Ce serait une anthologie des poètes du monde, d’hier et d’aujourd’hui ! On y trouverait la poésie d’Antoine Emaz, ciselée, lapidaire. Celle de Marie de Quatrebarbes, singulière et sensible…Celle de Roberto Juarroz, verticale et cosmique. Celle de Pablo Neruda, ardente et engagée. Celle d’Omar Khayyam, à la fois si spirituelle et si terrestre. Celle de Paul Celan, monument d’humanité fragile…
Le livre qui vous ressemble ?
La question est redoutable : à quoi ressemble le livre qui me ressemblerait ? J’aurai envie de citer «Seule la mer» d’Amos Oz, un roman-poème atypique qui met en scène un chassé-croisé de fragments de voix : Albert Danon a perdu sa femme Nadia d’un cancer et son fils Rico est parti au Tibet, il héberge alors chez lui la fiancée de Rico, Dita, ce qui provoque les inquiétudes de Bettine, la vieille amie d’Albert alors que Rico, submergé par le souvenir de sa mère, refuse, lui de rentrer… Ce qui me parle, c’est le fait d’ouvrir un espace à des voix. Cette présence des voix qui expriment au quotidien leurs errances intimes, leur nostalgie du bonheur, leur solitude, dans une succession de fragments traversés par une intensité poétique rare est une chose précieuse pour moi.
Votre coup de cœur du moment ?
Coup de cœur pour les pièces de Jon Fosse, qui sont des textes courts, comme «Le nom», «L’enfant» et dont l’univers dramaturgique est d’une rare intensité parce qu’elle repose sur une intrigue minimaliste avec des personnages souvent en attente, en recherche, en tension, qui avancent dans la vie en se confrontant à leur solitude.
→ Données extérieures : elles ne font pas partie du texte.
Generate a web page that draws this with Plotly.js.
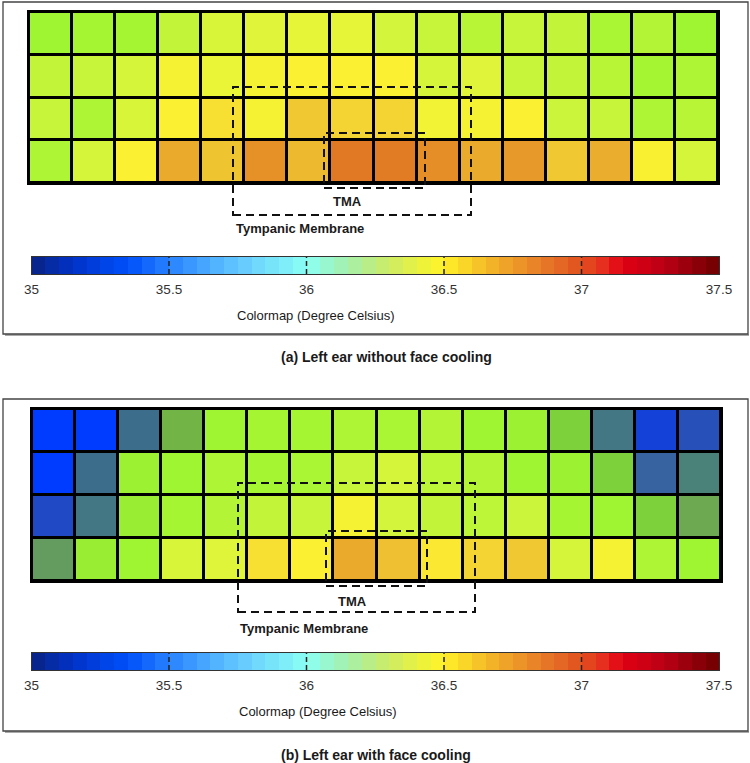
<!DOCTYPE html>
<html>
<head>
<meta charset="utf-8">
<script src="https://cdn.plot.ly/plotly-3.0.1.min.js"></script>
<style>
  html, body { margin: 0; padding: 0; background: #fff; }
  #chart { width: 750px; height: 763px; }
</style>
</head>
<body>
<div id="chart"></div>
<script>
// ---------- DATA ----------
const columnIds = [1, 2, 3, 4, 5, 6, 7, 8, 9, 10, 11, 12, 13, 14, 15, 16];
const rowIds = [1, 2, 3, 4];

// (a) Left ear without face cooling, degree Celsius (rows top -> bottom)
const tempNoCooling = [
  [36.20, 36.21, 36.21, 36.27, 36.33, 36.36, 36.38, 36.38, 36.31, 36.28, 36.25, 36.28, 36.27, 36.22, 36.24, 36.20],
  [36.27, 36.28, 36.32, 36.46, 36.40, 36.46, 36.50, 36.50, 36.50, 36.32, 36.36, 36.28, 36.27, 36.25, 36.21, 36.23],
  [36.28, 36.23, 36.33, 36.50, 36.54, 36.46, 36.60, 36.57, 36.57, 36.44, 36.46, 36.50, 36.29, 36.28, 36.23, 36.25],
  [36.23, 36.32, 36.50, 36.68, 36.61, 36.74, 36.64, 36.80, 36.79, 36.75, 36.68, 36.72, 36.60, 36.67, 36.49, 36.32]
];

// (b) Left ear with face cooling, degree Celsius (rows top -> bottom)
const tempWithCooling = [
  [35.45, 35.45, 35.85, 36.05, 36.20, 36.21, 36.21, 36.23, 36.22, 36.24, 36.20, 36.19, 36.10, 35.88, 35.60, 35.70],
  [35.45, 35.85, 36.19, 36.20, 36.23, 36.21, 36.22, 36.28, 36.32, 36.26, 36.24, 36.20, 36.19, 36.10, 35.80, 35.91],
  [35.66, 35.88, 36.18, 36.21, 36.24, 36.27, 36.28, 36.46, 36.31, 36.27, 36.26, 36.29, 36.21, 36.20, 36.10, 36.02],
  [35.98, 36.18, 36.20, 36.33, 36.35, 36.54, 36.50, 36.68, 36.62, 36.52, 36.57, 36.60, 36.32, 36.46, 36.23, 36.20]
];

// colour bar
const cbMin = 35, cbMax = 37.5;
const cbTickVals = [35, 35.5, 36, 36.5, 37, 37.5];
const cbTickText = ['35', '35.5', '36', '36.5', '37', '37.5'];
const cbLevels = [35.025, 35.075, 35.125, 35.175, 35.225, 35.275, 35.325, 35.375, 35.425, 35.475,
                  35.525, 35.575, 35.625, 35.675, 35.725, 35.775, 35.825, 35.875, 35.925, 35.975,
                  36.025, 36.075, 36.125, 36.175, 36.225, 36.275, 36.325, 36.375, 36.425, 36.475,
                  36.525, 36.575, 36.625, 36.675, 36.725, 36.775, 36.825, 36.875, 36.925, 36.975,
                  37.025, 37.075, 37.125, 37.175, 37.225, 37.275, 37.325, 37.375, 37.425, 37.475];

// colour stops (value, colour)
const barStops = [
  [35.00, 'rgb(10,35,130)'], [35.15, 'rgb(0,50,200)'], [35.35, 'rgb(0,80,250)'],
  [35.50, 'rgb(40,130,255)'], [35.75, 'rgb(100,200,255)'], [36.00, 'rgb(140,255,245)'],
  [36.15, 'rgb(165,240,170)'], [36.30, 'rgb(205,235,100)'], [36.45, 'rgb(245,245,50)'],
  [36.50, 'rgb(255,240,40)'], [36.70, 'rgb(240,170,40)'], [36.90, 'rgb(230,110,40)'],
  [37.00, 'rgb(225,80,30)'], [37.08, 'rgb(230,45,30)'], [37.15, 'rgb(225,0,20)'],
  [37.30, 'rgb(185,0,20)'], [37.50, 'rgb(110,0,0)']
];
const cellStops = [
  [35.00, 'rgb(0,30,150)'], [35.45, 'rgb(0,60,255)'], [35.60, 'rgb(20,65,215)'],
  [35.70, 'rgb(40,80,185)'], [35.80, 'rgb(55,100,160)'], [35.85, 'rgb(60,110,140)'],
  [35.90, 'rgb(70,125,125)'], [35.98, 'rgb(100,155,95)'], [36.05, 'rgb(115,180,70)'],
  [36.10, 'rgb(125,210,60)'], [36.20, 'rgb(160,245,50)'], [36.30, 'rgb(208,245,60)'],
  [36.40, 'rgb(235,245,55)'], [36.50, 'rgb(252,240,50)'], [36.60, 'rgb(240,200,50)'],
  [36.70, 'rgb(233,162,43)'], [36.80, 'rgb(225,120,35)'], [37.00, 'rgb(220,70,30)'],
  [37.15, 'rgb(220,0,20)'], [37.50, 'rgb(110,0,0)']
];

// ---------- LAYOUT HELPERS ----------
const W = 750, H = 763;
const fx = p => p / W;
const fy = p => 1 - p / H;
const norm = stops => stops.map(s => [(s[0] - cbMin) / (cbMax - cbMin), s[1]]);

const FONT = 'Liberation Sans, Arial, Helvetica, sans-serif';

function panel(z, xa, ya, cbx, cby) {
  return [
    {
      type: 'heatmap', z: z, x: columnIds, y: rowIds,
      xaxis: xa, yaxis: ya, zmin: cbMin, zmax: cbMax,
      colorscale: norm(cellStops), showscale: false,
      xgap: 3, ygap: 3, hoverinfo: 'x+y+z'
    },
    {
      type: 'heatmap', z: [cbLevels], x: cbLevels, y: [0],
      xaxis: cbx, yaxis: cby, zmin: cbMin, zmax: cbMax,
      colorscale: norm(barStops), showscale: false, hoverinfo: 'x'
    }
  ];
}

const data = [].concat(
  panel(tempNoCooling, 'x', 'y', 'x2', 'y2'),
  panel(tempWithCooling, 'x3', 'y3', 'x4', 'y4')
);

const gridX = { showticklabels: false, ticks: '', showgrid: false, zeroline: false,
  showline: true, mirror: true, linecolor: '#000', linewidth: 2,
  range: [0.5, 16.5], fixedrange: true };
const gridY = { showticklabels: false, ticks: '', showgrid: false, zeroline: false,
  showline: true, mirror: true, linecolor: '#000', linewidth: 2,
  range: [4.5, 0.5], fixedrange: true };
const barX = { range: [cbMin, cbMax], tickvals: cbTickVals, ticktext: cbTickText,
  ticks: '', showgrid: false, zeroline: false, showline: true, mirror: true,
  linecolor: '#333', linewidth: 1, ticklabelstandoff: 3,
  tickfont: { family: FONT, size: 13.5, color: '#333' }, fixedrange: true };
const barY = { range: [-0.5, 0.5], showticklabels: false, ticks: '', showgrid: false,
  zeroline: false, showline: true, mirror: true, linecolor: '#333', linewidth: 1, fixedrange: true };

function dashRect(x0, y0, x1, y1) {
  return { type: 'rect', xref: 'paper', yref: 'paper',
    x0: fx(x0), x1: fx(x1), y0: fy(y1), y1: fy(y0),
    line: { color: '#111', width: 2, dash: '8px,5px' }, fillcolor: 'rgba(0,0,0,0)', layer: 'above' };
}
function frame(x0, y0, x1, y1) {
  return [
    { type: 'line', xref: 'paper', yref: 'paper', x0: fx(x0 + 2), x1: fx(x1 + 1), y0: fy(y1 + 1), y1: fy(y1 + 1),
      line: { color: '#aaa', width: 2 } },
    { type: 'rect', xref: 'paper', yref: 'paper', x0: fx(x0), x1: fx(x1), y0: fy(y1), y1: fy(y0),
      line: { color: '#444', width: 1.3 }, fillcolor: 'rgba(0,0,0,0)' }
  ];
}
function barTicks(xref, yref) {
  return cbTickVals.slice(1, -1).map(v => ({
    type: 'line', xref: xref, yref: yref + ' domain', x0: v, x1: v, y0: 0, y1: 1,
    line: { color: '#222', width: 1.5, dash: '5px,3px' }, layer: 'above'
  }));
}
function label(text, x, y, size, xanchor) {
  return { text: text, xref: 'paper', yref: 'paper', x: fx(x), y: fy(y),
    xanchor: xanchor || 'center', yanchor: 'middle', showarrow: false,
    font: { family: FONT, size: size, color: '#1a1a1a' } };
}

const layout = {
  width: W, height: H,
  margin: { l: 0, r: 0, t: 0, b: 0 },
  paper_bgcolor: '#fff', plot_bgcolor: '#000',
  showlegend: false,
  xaxis:  Object.assign({}, gridX, { domain: [fx(29), fx(718)], anchor: 'y' }),
  yaxis:  Object.assign({}, gridY, { domain: [fy(183), fy(12)], anchor: 'x' }),
  xaxis2: Object.assign({}, barX,  { domain: [fx(31.5), fx(719)], anchor: 'y2' }),
  yaxis2: Object.assign({}, barY,  { domain: [fy(274), fy(257)], anchor: 'x2' }),
  xaxis3: Object.assign({}, gridX, { domain: [fx(32), fx(721)], anchor: 'y3' }),
  yaxis3: Object.assign({}, gridY, { domain: [fy(581), fy(409)], anchor: 'x3' }),
  xaxis4: Object.assign({}, barX,  { domain: [fx(31.5), fx(719)], anchor: 'y4' }),
  yaxis4: Object.assign({}, barY,  { domain: [fy(670), fy(653)], anchor: 'x4' }),
  shapes: [].concat(
    frame(3, 2, 748, 334),
    frame(3, 399, 748, 731),
    [dashRect(233, 87, 471, 215), dashRect(324, 133, 425, 188),
     dashRect(238, 483, 475, 612), dashRect(326, 531, 427, 586)],
    barTicks('x2', 'y2'),
    barTicks('x4', 'y4')
  ),
  annotations: [
    label('<b>TMA</b>', 347, 202, 13),
    label('<b>Tympanic Membrane</b>', 234, 228, 13, 'left'),
    label('Colormap (Degree Celsius)', 316, 315, 13),
    label('<b>(a) Left ear without face cooling</b>', 279, 357, 14, 'left'),
    label('<b>TMA</b>', 352, 601, 13),
    label('<b>Tympanic Membrane</b>', 238, 628, 13, 'left'),
    label('Colormap (Degree Celsius)', 318, 711, 13),
    label('<b>(b) Left ear with face cooling</b>', 279, 755, 14, 'left')
  ]
};

Plotly.newPlot('chart', data, layout, { displayModeBar: false, staticPlot: true });
</script>
</body>
</html>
Des histoires âpres mais servies par une langue très pure.
Votre livre de chevet ?
Aaah…L’œuvre magnifique et inclassable d’Edmond Jabès, dans l’idée qu’un livre de chevet, c’est celui qui dialogue avec vous secrètement et qui dispose de tous les talents : il vous ressource, vous questionne, vous émeut et ne se laisse jamais étiqueter parce que son message est irréductible…Du «Livre des questions» au «Livre des ressemblances», en passant par «Le Livre des marges», «Le petit livre de la subversion hors soupçon», «Le livre du partage», «Le Livre de l’hospitalité», c’est pour moi l’auteur d’une quête infinie qui questionne l’exil intérieur, l’altérité, la mort, l’infini, la justice, la vérité…Tout entier voué à la recherche de ce qu’il appelle «Le livre des livres», celui-ci est de ceux qui transforment la lecture en expérience totale : à la fois sensible, philosophique, ontologique et métaphysique…Chaque phrase, aphorisme, possède une dimension invocatrice, comme celle-ci : «nous ne sommes véritablement nous-mêmes qu’au plus aride de notre solitude».